A groundbreaking research team, led by Prof. Wu Dong from the University of Science and Technology of China (USTC) of the Chinese Academy of Sciences (CAS), has introduced an innovative femtosecond laser 2-in-1 writing multi-material processing strategy. This strategy allows for the fabrication of micromachined joints composed of temperature-sensitive hydrogels and metal nanoparticles. The team has successfully developed multi-jointed humanoid micromachines with over 10 different deformation modes. These remarkable findings have been published in Nature Communications.
In recent years, femtosecond laser two-photon polymerization has emerged as a cutting-edge technique for three-dimensional fabrication with nanoscale precision. It has been widely utilized in the production of various functional microstructures, showing immense potential in fields such as micro-nano optics, microsensors, and microelectromechanical systems. However, the challenge lies in leveraging femtosecond lasers for multi-material processing and constructing micro-nano mechanics with multiple modalities.

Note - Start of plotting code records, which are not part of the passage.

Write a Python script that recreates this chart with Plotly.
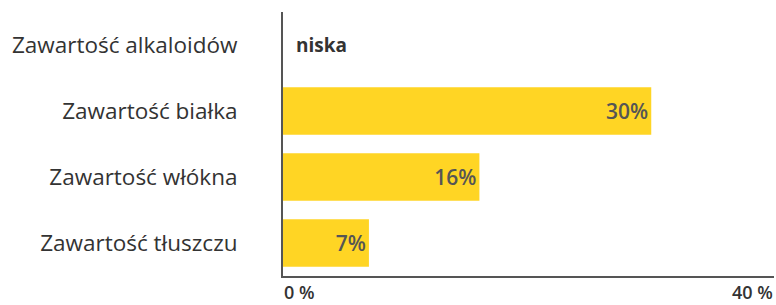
import plotly.graph_objects as go

categories = ["Zawartość alkaloidów", "Zawartość białka", "Zawartość włókna", "Zawartość tłuszczu"]
values = [0, 30, 16, 7]
bar_texts = ["", "30%", "16%", "7%"]
special_label = "niska"
tick_vals = [0, 40]
tick_labels = ["0 %", "40 %"]

FONT = "Open Sans"
fig = go.Figure()
fig.add_trace(go.Bar(
    y=categories, x=values, orientation="h",
    marker=dict(color="#FFD524", line=dict(width=0)),
    text=bar_texts, textposition="inside", insidetextanchor="end",
    textfont=dict(family=FONT, size=21, color="#555555", weight=600),
    cliponaxis=False, hoverinfo="skip",
))

# "niska" label on the zero-valued row
fig.add_annotation(x=0, y=categories[0], text="<b>" + special_label + "</b>", showarrow=False,
                   xanchor="left", xshift=11, font=dict(family=FONT, size=19, color="#333333"))

# bottom tick labels
for v, t, anc in zip(tick_vals, tick_labels, ["left", "right"]):
    fig.add_annotation(x=v, y=0, yref="paper", yanchor="top", yshift=-3, text=t, showarrow=False,
                       xanchor=anc, borderpad=0,
                       font=dict(family=FONT, size=18, color="#333333", weight=600))

fig.update_layout(
    width=776, height=305,
    margin=dict(l=283, r=2, t=12, b=29, autoexpand=False),
    paper_bgcolor="white", plot_bgcolor="white",
    bargap=0.28, showlegend=False,
    font=dict(family=FONT),
    uniformtext=dict(minsize=8, mode="show"),
)
fig.update_xaxes(range=[0, 40], showgrid=False, zeroline=False, showline=True, automargin=False,
                 linecolor="#555555", linewidth=2, tickvals=tick_vals, showticklabels=False,
                 ticks="inside", ticklen=5, tickwidth=2, tickcolor="#555555", fixedrange=True)
fig.update_yaxes(autorange="reversed", showgrid=False, zeroline=False, showline=True, automargin=False,
                 linecolor="#555555", linewidth=2, ticks="", ticklabelstandoff=39,
                 tickfont=dict(family=FONT, size=22.5, color="#333333"), fixedrange=True)

fig.write_html("out.html", config={"displayModeBar": False},
               post_script="document.body.style.margin='0';document.body.style.overflow='hidden';")
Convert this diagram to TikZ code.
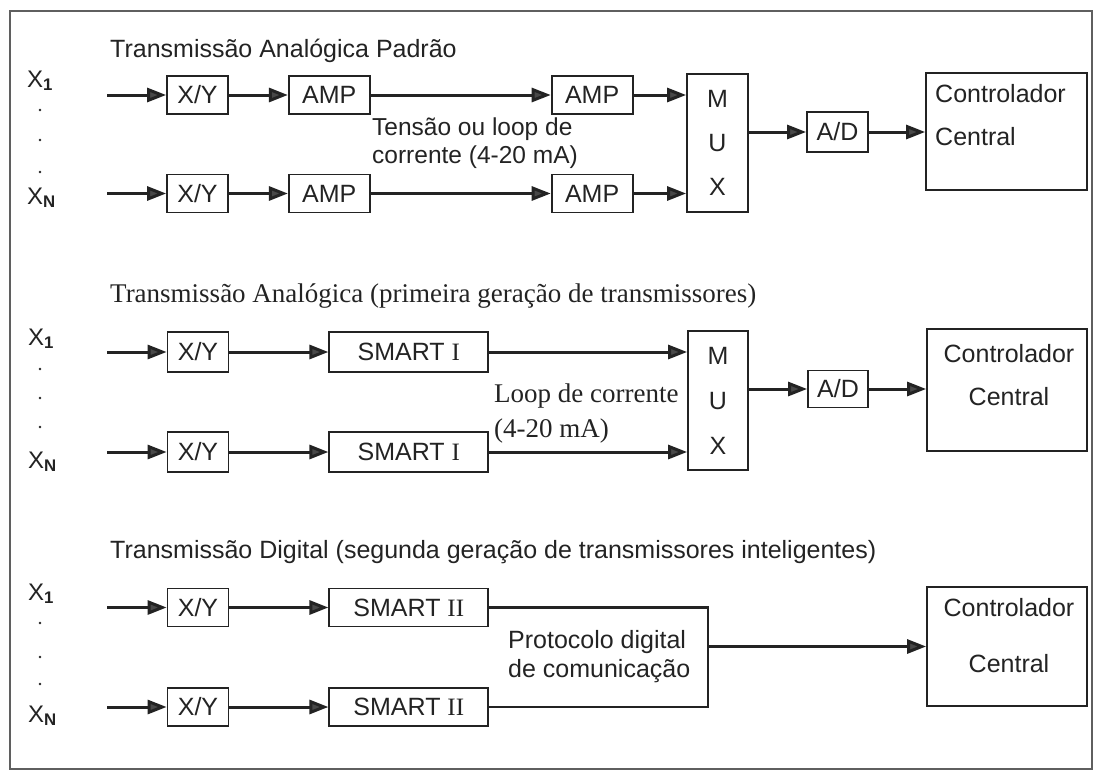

In this study, the research team employed a femtosecond laser dual-function fabrication strategy. They utilized asymmetric two-photon polymerization to create hydrogel joints and locally deposited silver nanoparticles (Ag NPs) within the joints through laser reduction. This technique induced anisotropy in cross-linking density within specific areas of the hydrogel micro-joints, enabling directional and angular-controllable bending deformations.
The precise fabrication of silver nanoparticles on the hydrogel joints was achieved through in-situ laser reduction deposition. These nanoparticles exhibited strong photothermal conversion effects, resulting in ultra-fast response times (30 ms) and extremely low driving power for the multi-joint micromachinery. The team integrated eight micro-joints into a humanoid micro-mechanism and utilized spatial light modulation technology to stimulate each micro-joint precisely in 3D space.
The collaborative deformation between multiple joints allowed the humanoid micromachine to achieve various reconfigurable deformation modes, leading to mesmerizing “dancing microrobots” at the micrometer scale. As a proof of concept, the team designed a dual-joint miniature mechanical arm capable of collecting micro-particles in both parallel and divergent directions by controlling the distribution and deformation direction of the micro-joints.
This femtosecond laser dual-function fabrication strategy opens up possibilities for constructing deformable micro-joints in various 3D micro-structured areas, enabling multiple reconfigurable deformation modes. In the future, micromachinery with diverse deformation modes will revolutionize applications such as micro-goods collection, microfluidic manipulation, and cellular operations.